The latest spot tender of alumina by Indian producer Nalco confirms that alumina prices have come off sharply from their Q2 2007 peaks.
The tender went for $354 per tonne, basis fob Indian port. That's a long way off the previous tender price of $423 at the end of April. However, it's questionable whether that last one was truly representative of the market. It caused some surprise at the time—not least to Nalco itself—with suggestions it represented a new player over-bidding to ensure it got the material.
But, that said, two spot tenders in March went for over $400 and the most recent one went for the lowest price since January.
It's noticeable that cif China (duty unpaid) prices never responded to the high price of the Nalco tender in April. Material continued to be offered at $410-420 per tonne through May and only now have offers edged lower to $390-400, according to our friends at Platts (see item below).
Platts also picks up an emerging de-linking of international prices and cif China prices. That's a function of the country's own soaring alumina production and the accompanying reduction in demand for imported material, particularly spot material it seems.
China's imports of alumina fell by 16.7% year-on-year in the first five months of 2007 and it seems that more of what is entering the country is doing so on longer-term contracts. This is, of course, the key driver of lower international alumina prices.
Nalco officials have said they are comfortable that the most recent tender at $354 is representative of the current spot market, noting that fob Australia prices are currently in a $340-360 range.
It remains to be seen whether more price weakness is pending.

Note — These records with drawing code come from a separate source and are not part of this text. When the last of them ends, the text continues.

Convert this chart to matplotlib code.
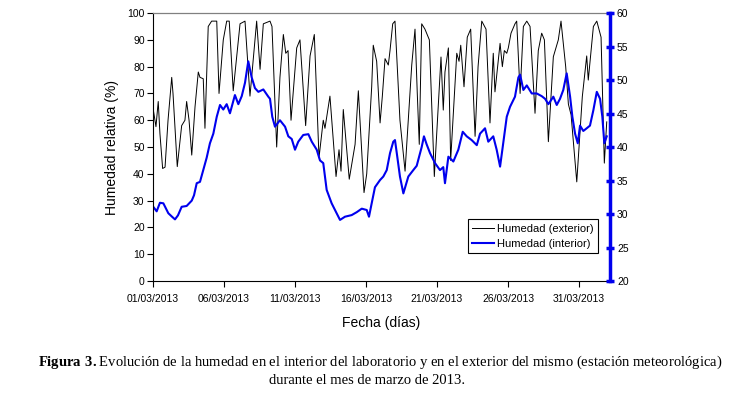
"""
plot.py
=======
Humedad relativa en el interior del laboratorio y en el exterior
(estacion meteorologica) durante marzo de 2013.
"""

import numpy as np
import pandas as pd
import matplotlib
matplotlib.use("Agg")
import matplotlib.pyplot as plt
import matplotlib.dates as mdates

plt.rcParams["font.family"] = ["Liberation Sans", "DejaVu Sans"]
plt.rcParams["mathtext.fontset"] = "custom"
plt.rcParams["mathtext.rm"] = "Liberation Serif"
plt.rcParams["mathtext.bf"] = "Liberation Serif:bold"

START = pd.Timestamp("2013-03-01")

# ── Data (days since 01/03/2013, humedad %) ────────────────────────────────

ext_days = [0.02, 0.21, 0.37, 0.49, 0.68, 0.85, 1.06, 1.32, 1.41, 1.71,
            2.02, 2.25, 2.37, 2.54, 2.73, 2.96, 3.19, 3.31, 3.54, 3.66,
            3.89, 4.13, 4.49, 4.65, 4.95, 5.19, 5.37, 5.65, 6.13, 6.48,
            6.83, 7.30, 7.42, 7.54, 7.77, 8.24, 8.38, 8.71, 8.94, 9.18,
            9.35, 9.51, 9.72, 10.12, 10.35, 10.75, 11.06, 11.36, 11.69, 11.99,
            12.11, 12.46, 12.89, 13.10, 13.24, 13.40, 13.82, 14.23, 14.46, 14.86,
            15.05, 15.40, 15.51, 15.75, 15.99, 16.15, 16.34, 16.57, 16.69, 16.88,
            17.04, 17.39, 17.75, 18.22, 18.45, 18.61, 18.75, 18.92, 19.15, 19.46,
            19.81, 20.21, 20.28, 20.44, 20.56, 20.80, 20.96, 21.39, 21.55, 21.67,
            21.90, 22.13, 22.37, 22.68, 22.89, 23.15, 23.45, 23.73, 23.96, 24.08,
            24.23, 24.44, 24.60, 24.74, 24.91, 25.02, 25.21, 25.49, 25.61, 25.85,
            26.08, 26.32, 26.55, 26.90, 27.13, 27.37, 27.56, 27.84, 28.19, 28.54,
            28.73, 29.06, 29.25, 29.44, 29.84, 30.23, 30.54, 30.65, 31.01, 31.25,
            31.55, 31.78, 31.95]
ext_hum = [64, 57.6, 67, 55, 42, 42.5, 60, 76, 70, 42.7,
           58, 60, 67, 60, 47, 65, 78, 76, 75.5, 57,
           95, 97, 97, 70, 90, 97, 97, 71, 96, 97,
           69, 97, 88, 79, 96, 97, 95, 50, 76, 92,
           85, 86, 60, 87, 90, 58, 84, 92, 46, 60,
           57, 69, 39, 49, 41, 64, 38, 51, 71, 33,
           40, 72.5, 88, 82, 59, 69, 83, 80.6, 86, 96,
           97, 60, 41, 80.6, 94, 70, 51, 96, 94, 90,
           39, 77.6, 83.6, 63.8, 78, 87, 45, 85, 82, 88,
           72.5, 91, 94, 54, 80, 97, 94, 59, 85, 70.6,
           78, 88.7, 80, 86, 85, 87, 92.5, 96, 97, 70,
           95, 97, 95, 62.6, 86, 92.5, 90, 52, 83.7, 90,
           97, 80, 66, 62, 37, 68.8, 84, 75, 95, 97,
           91, 44, 59.4]

int_days = [0.02, 0.26, 0.49, 0.73, 1.08, 1.34, 1.55, 1.76, 2.02, 2.37,
            2.73, 2.89, 3.08, 3.31, 3.54, 3.78, 4.01, 4.25, 4.49, 4.72,
            4.95, 5.19, 5.42, 5.77, 6.01, 6.25, 6.48, 6.71, 6.95, 7.18,
            7.42, 7.77, 8.12, 8.24, 8.40, 8.59, 8.94, 9.30, 9.53, 9.77,
            10.00, 10.23, 10.58, 10.94, 11.18, 11.53, 11.76, 11.99, 12.23, 12.58,
            12.94, 13.17, 13.52, 13.99, 14.35, 14.70, 15.05, 15.21, 15.40, 15.63,
            15.99, 16.22, 16.46, 16.69, 16.92, 17.04, 17.16, 17.39, 17.63, 17.98,
            18.33, 18.57, 18.92, 19.08, 19.27, 19.51, 19.86, 20.21, 20.44, 20.56,
            20.80, 21.15, 21.50, 21.81, 22.09, 22.44, 22.80, 23.03, 23.38, 23.61,
            23.96, 24.20, 24.44, 24.60, 24.91, 25.14, 25.49, 25.73, 25.85, 26.08,
            26.32, 26.67, 27.02, 27.37, 27.61, 27.84, 28.19, 28.43, 28.66, 28.89,
            29.13, 29.37, 29.53, 29.72, 29.91, 30.07, 30.30, 30.54, 30.77, 31.01,
            31.25, 31.48, 31.64, 31.78, 31.95]
int_hum = [27.7, 26, 29.2, 29, 25.3, 24, 23, 24.5, 27.7, 28,
           30, 32, 36.5, 37, 41.4, 46, 51.4, 55, 61.3, 65.7,
           64, 66, 62.6, 69.4, 66, 69, 74, 82, 76, 72,
           70.6, 71.5, 68.8, 68, 61.3, 57.6, 60, 57.6, 54, 53,
           49, 52, 54.5, 54.8, 52, 49, 45, 44, 34, 29,
           25.2, 22.8, 24, 24.6, 25.7, 27, 26.5, 24, 29, 35,
           37.7, 39, 41.4, 47.7, 52, 52.6, 48, 39, 32.7, 39,
           41.4, 43, 50, 54, 51, 47.7, 44, 41.4, 42.5, 36.5,
           46.4, 44.6, 49, 55.7, 54, 52.6, 50.7, 55, 57, 52,
           54, 49, 42.7, 49, 61.3, 65, 68.8, 76, 77, 71.3,
           73, 70, 70, 69, 68, 66, 68.8, 65.7, 68, 71.3,
           77.5, 68.8, 61.3, 55, 51.4, 58, 56, 57, 58, 63.8,
           70.6, 68, 61.3, 51.4, 54]

tick_dates = ["2013-03-01", "2013-03-06", "2013-03-11", "2013-03-16",
              "2013-03-21", "2013-03-26", "2013-03-31"]
x_end_days = 32.18

CAPTION_1 = (r"$\mathbf{Figura\ 3.}$Evolución de la humedad en el interior del "
             "laboratorio y en el exterior del mismo (estación meteorológica)")
CAPTION_2 = "durante el mes de marzo de 2013."


def to_dates(days):
    return START + pd.to_timedelta(np.asarray(days), unit="D")


# ── Figure ─────────────────────────────────────────────────────────────────

fig = plt.figure(figsize=(7.33, 3.94), dpi=100)
ax = fig.add_axes([0.2087, 0.2868, 0.6235, 0.680])

ax.plot(to_dates(ext_days), ext_hum, color="black", lw=0.7,
        label="Humedad (exterior)")
ax.plot(to_dates(int_days), int_hum, color="#0000ee", lw=1.5,
        label="Humedad (interior)")

ax.set_xlim(START, START + pd.Timedelta(days=x_end_days))
ax.set_ylim(0, 100)
ax.set_yticks(np.arange(0, 101, 10))
ax.set_xticks(pd.to_datetime(tick_dates))
ax.xaxis.set_major_formatter(mdates.DateFormatter("%d/%m/%Y"))
ax.tick_params(axis="both", labelsize=7.5, length=4, width=0.8, color="black")
ax.tick_params(axis="x", pad=5)
ax.tick_params(axis="y", pad=2)

for side in ["left", "bottom"]:
    ax.spines[side].set_color("black")
    ax.spines[side].set_linewidth(0.8)
ax.spines["top"].set_color("#808080")
ax.spines["top"].set_linewidth(0.9)
ax.spines["right"].set_visible(False)

ax.set_ylabel("Humedad relativa (%)", fontsize=10)
ax.yaxis.set_label_coords(-0.074, 0.5)
ax.set_xlabel("Fecha (días)", fontsize=10)
ax.xaxis.set_label_coords(0.5, -0.13)

# secondary axis: blue scale on the right
ax2 = ax.twinx()
ax2.set_ylim(20, 60)
ax2.set_yticks(np.arange(20, 61, 5))
for side in ["left", "top", "bottom"]:
    ax2.spines[side].set_visible(False)
ax2.spines["right"].set_color("#0000ee")
ax2.spines["right"].set_linewidth(2.5)
ax2.tick_params(axis="y", direction="inout", length=6, width=2.5,
                color="#0000ee", labelsize=7.5, labelcolor="black", pad=2)

leg = ax.legend(loc="lower right", bbox_to_anchor=(0.974, 0.104),
                fontsize=8, frameon=True, fancybox=False, framealpha=1,
                edgecolor="black", borderaxespad=0, handlelength=2.0,
                handletextpad=0.25, borderpad=0.4, labelspacing=0.45)
leg.get_frame().set_linewidth(0.8)
leg.set_zorder(5)

# caption, two lines centred slightly differently as in the source
fig.text(380 / 733, 1 - 362 / 394, CAPTION_1, ha="center", va="center",
         fontsize=10.5, family="Liberation Serif")
fig.text(367 / 733, 1 - 380 / 394, CAPTION_2, ha="center", va="center",
         fontsize=10.5, family="Liberation Serif")

fig.savefig("out.png", dpi=100)
plt.close(fig)
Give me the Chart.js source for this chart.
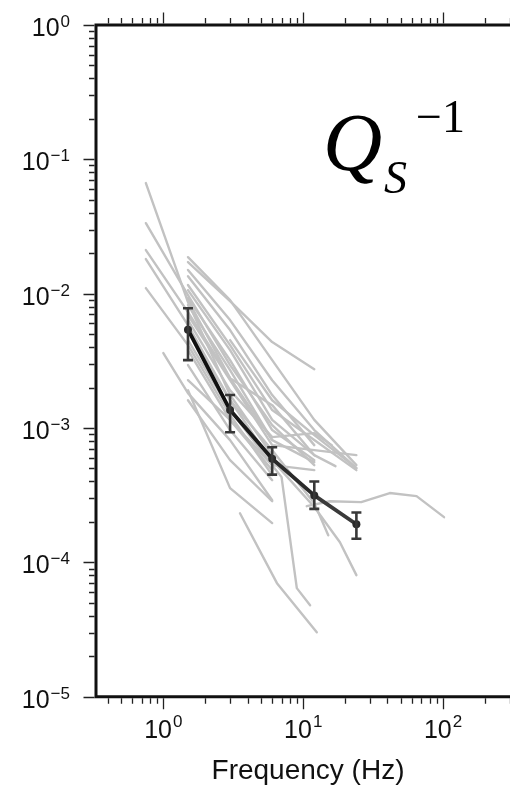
<!DOCTYPE html>
<html><head><meta charset="utf-8">
<script src="https://cdn.jsdelivr.net/npm/chart.js@4/dist/chart.umd.min.js"></script>
<style>
html,body{margin:0;padding:0;background:#fff;overflow:hidden;width:510px;height:789px}
#wrap{position:absolute;left:0;top:0;width:560px;height:789px}
</style>
</head><body><div id="wrap"><canvas id="c" width="560" height="789"></canvas></div>
<script>
// ---- data ----
const meanFreq = [1.5, 3, 6, 12, 24];
const meanQ = [0.0054, 0.00136, 0.00059, 0.000315, 0.000192];
const meanErrHigh = [0.0078, 0.00176, 0.00072, 0.00040, 0.000235];
const meanErrLow = [0.0032, 0.00093, 0.00045, 0.00025, 0.00015];

const stationFreq = [
  [0.75, 1.5, 3, 6],
  [0.75, 1.5, 3, 6, 12],
  [0.75, 1.5, 3, 6],
  [0.75, 1.5, 3, 6],
  [0.75, 1.5, 3, 6],
  [1.0, 1.5, 3, 6],
  [1.5, 3, 6, 12, 24],
  [1.5, 3, 6, 12],
  [1.5, 3, 6, 12, 24],
  [1.5, 3, 6, 12],
  [1.5, 3, 6, 12, 24],
  [1.5, 3, 6, 12],
  [1.5, 3, 6, 12],
  [1.5, 3, 6, 12],
  [1.5, 3, 6, 12, 24],
  [1.5, 3, 6, 12, 16],
  [1.5, 3, 6],
  [1.5, 3, 6, 12],
  [1.5, 3, 6],
  [1.5, 3, 6],
  [1.5, 3, 6, 7, 9, 11.2],
  [1.5, 3, 6],
  [1.5, 3, 6],
  [3.53, 6.49, 12.5],
  [10.6, 15.5, 26, 41.6, 64.6, 101.6],
  [6, 12, 15.1],
  [6, 12, 18.3, 24],
  [3, 6, 12, 24],
  [1.5, 3, 6, 12, 17]
];
const stationQ = [
  [0.0666, 0.00866, 0.00176, 0.000628],
  [0.0335, 0.00976, 0.00294, 0.00105, 0.000529],
  [0.0211, 0.00729, 0.00235, 0.000813],
  [0.0181, 0.00584, 0.00161, 0.000557],
  [0.0110, 0.00414, 0.00125, 0.000446],
  [0.00361, 0.00182, 0.000813, 0.000290],
  [0.0187, 0.00896, 0.00320, 0.00115, 0.000529],
  [0.0172, 0.00881, 0.00436, 0.00274],
  [0.0150, 0.00636, 0.00227, 0.000965, 0.000503],
  [0.0135, 0.00536, 0.00176, 0.000746],
  [0.0116, 0.00414, 0.00136, 0.000813, 0.000486],
  [0.01063, 0.00380, 0.00115, 0.000628],
  [0.00927, 0.00320, 0.000965, 0.000577],
  [0.00823, 0.00270, 0.000813, 0.000557],
  [0.00693, 0.00227, 0.000746, 0.000684, 0.000628],
  [0.00636, 0.00191, 0.000856, 0.000916, 0.000746],
  [0.00536, 0.00161, 0.000684],
  [0.00451, 0.00136, 0.000529, 0.000486],
  [0.00380, 0.00115, 0.000486],
  [0.00294, 0.000965, 0.000409],
  [0.00227, 0.00115, 0.000529, 0.000431, 0.0000643, 0.0000480],
  [0.00191, 0.000357, 0.000196],
  [0.00161, 0.000577, 0.000285],
  [0.000232, 0.0000700, 0.0000302],
  [0.000262, 0.000285, 0.000281, 0.000328, 0.000311, 0.000217],
  [0.000684, 0.000276, 0.000159],
  [0.000577, 0.000258, 0.000141, 0.0000803],
  [0.00451, 0.00161, 0.000885, 0.000503],
  [0.00896, 0.00235, 0.00148, 0.000628, 0.000520]
];

const xRange = [0.33, 400];
const yRange = [1e-5, 1];
const xTickExponents = [0, 1, 2];
const yTickExponents = [0, -1, -2, -3, -4, -5];
const xAxisTitle = 'Frequency (Hz)';
const panelLabel = {base: 'Q', sub: 'S', sup: '\u22121'};

// ---- styles ----
const grayColor = '#c2c2c2';
const meanSegColors = ['#101010', '#1a1a1a', '#2a2a2a', '#3a3a3a'];
const errColor = '#383838';
const axisColor = '#111';
const labelFont = '"Liberation Sans", Arial, sans-serif';
const serifFont = '"Liberation Serif", "Times New Roman", serif';

const datasets = [{
  data: meanFreq.map((f, i) => ({x: f, y: meanQ[i]})),
  borderColor: '#151515',
  borderWidth: 3.8,
  pointRadius: 4,
  pointBackgroundColor: '#2a2a2a',
  pointBorderWidth: 0,
  order: 0,
  segment: {borderColor: ctx => meanSegColors[ctx.p0DataIndex]}
}].concat(stationFreq.map((fs, i) => ({
  data: fs.map((f, j) => ({x: f, y: stationQ[i][j]})),
  borderColor: grayColor,
  borderWidth: 2.4,
  pointRadius: 0,
  order: 1
})));

function logTicks(min, max) {
  const out = [];
  for (let e = Math.floor(Math.log10(min)); e <= Math.ceil(Math.log10(max)); e++) {
    for (let m = 1; m <= 9; m++) {
      const v = m * Math.pow(10, e);
      if (v >= min * 0.9999 && v <= max * 1.0001) out.push({v, major: m === 1});
    }
  }
  return out;
}

function drawPow(ctx, exp, x, y, align, baseSize, supSize, supRise) {
  const baseTxt = '10';
  const supTxt = exp < 0 ? '\u2212' + Math.abs(exp) : String(exp);
  ctx.font = baseSize + 'px ' + labelFont;
  const wb = ctx.measureText(baseTxt).width;
  ctx.font = supSize + 'px ' + labelFont;
  const ws = ctx.measureText(supTxt).width;
  const total = wb + 1 + ws;
  let x0 = align === 'right' ? x - total : x - total / 2;
  ctx.textAlign = 'left';
  ctx.textBaseline = 'alphabetic';
  ctx.font = baseSize + 'px ' + labelFont;
  ctx.fillText(baseTxt, x0, y);
  ctx.font = supSize + 'px ' + labelFont;
  ctx.fillText(supTxt, x0 + wb + 1, y - supRise);
}

const decorPlugin = {
  id: 'decor',
  afterDatasetsDraw(chart) {
    const ctx = chart.ctx;
    const xs = chart.scales.x, ys = chart.scales.y;
    // error bars
    ctx.save();
    ctx.strokeStyle = errColor;
    ctx.lineWidth = 2.6;
    meanFreq.forEach((f, i) => {
      const px = xs.getPixelForValue(f);
      const pHi = ys.getPixelForValue(meanErrHigh[i]);
      const pLo = ys.getPixelForValue(meanErrLow[i]);
      ctx.beginPath();
      ctx.moveTo(px, pHi); ctx.lineTo(px, pLo);
      ctx.moveTo(px - 5, pHi); ctx.lineTo(px + 5, pHi);
      ctx.moveTo(px - 5, pLo); ctx.lineTo(px + 5, pLo);
      ctx.stroke();
    });
    ctx.restore();
  },
  afterDraw(chart) {
    const ctx = chart.ctx;
    const {left, right, top, bottom} = chart.chartArea;
    const xs = chart.scales.x, ys = chart.scales.y;
    ctx.save();
    // frame
    ctx.strokeStyle = axisColor;
    ctx.lineWidth = 3;
    ctx.lineJoin = 'miter';
    ctx.beginPath();
    ctx.moveTo(right, top); ctx.lineTo(left, top); ctx.lineTo(left, bottom); ctx.lineTo(right, bottom);
    ctx.stroke();
    // ticks
    ctx.lineWidth = 1.3;
    ctx.strokeStyle = '#222';
    ctx.beginPath();
    logTicks(xRange[0], xRange[1]).forEach(t => {
      const px = Math.round(xs.getPixelForValue(t.v)) + 0.5;
      const len = t.major ? 12.5 : 7;
      ctx.moveTo(px, bottom + 1.5); ctx.lineTo(px, bottom + len);
      ctx.moveTo(px, top - 1.5); ctx.lineTo(px, top - len);
    });
    logTicks(yRange[0], yRange[1]).forEach(t => {
      const py = Math.round(ys.getPixelForValue(t.v)) + 0.5;
      const len = t.major ? 12.5 : 7;
      ctx.moveTo(left - 1.5, py); ctx.lineTo(left - len, py);
    });
    ctx.stroke();
    // tick labels
    ctx.fillStyle = axisColor;
    yTickExponents.forEach(e => {
      const py = ys.getPixelForValue(Math.pow(10, e));
      drawPow(ctx, e, 70, py + 11, 'right', 25, 17, 9);
    });
    xTickExponents.forEach(e => {
      const px = xs.getPixelForValue(Math.pow(10, e));
      drawPow(ctx, e, px, 738, 'center', 25, 17, 11);
    });
    // axis title
    ctx.font = '28px ' + labelFont;
    ctx.textAlign = 'center';
    ctx.textBaseline = 'alphabetic';
    ctx.fillText(xAxisTitle, 308, 779);
    // panel label Q_S^-1
    ctx.textAlign = 'left';
    ctx.fillStyle = '#000';
    ctx.font = 'italic 82px ' + serifFont;
    ctx.fillText(panelLabel.base, 323, 170);
    ctx.font = 'italic 46px ' + serifFont;
    ctx.fillText(panelLabel.sub, 384, 193);
    ctx.font = '46px ' + serifFont;
    ctx.fillText(panelLabel.sup, 416, 132);
    ctx.restore();
  }
};

new Chart(document.getElementById('c'), {
  type: 'line',
  data: {datasets},
  options: {
    responsive: false,
    devicePixelRatio: 1,
    animation: false,
    layout: {padding: {left: 96, top: 25, right: 32.7, bottom: 92.3}},
    plugins: {legend: {display: false}, tooltip: {enabled: false}},
    elements: {line: {tension: 0, borderCapStyle: 'round', borderJoinStyle: 'round'}},
    scales: {
      x: {type: 'logarithmic', min: xRange[0], max: xRange[1], display: false, bounds: 'data'},
      y: {type: 'logarithmic', min: yRange[0], max: yRange[1], display: false, bounds: 'data'}
    }
  },
  plugins: [decorPlugin]
});
</script>
</body></html>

Much will depend on whether Chinese spot demand for imported material will reappear or whether we're entering a period of structural decline in the country's imports.
Limiting the downside is the fact that some swing alumina capacity has already been idled in anticipation of oversupply this year.
Alcoa said in January it had already taken down one of six digesters at its Point Comfort refinery in Texas, in effect cutting operating rates to 85% of the plant's 2.3 million tpy capacity. The company has described Point Comfort as its “flex capacity” and it has already been flexed. Similarly, fellow US producer Ormet mothballed its 600,000tpy Burnside alumina refinery at the start of the year for similar reasons.
Figures from the International Aluminium Institute showed global (non-China) metallurgical-grade alumina production falling by 2.7% quarter-on-quarter in Q1 2007 with a 10.6% reduction in North American production.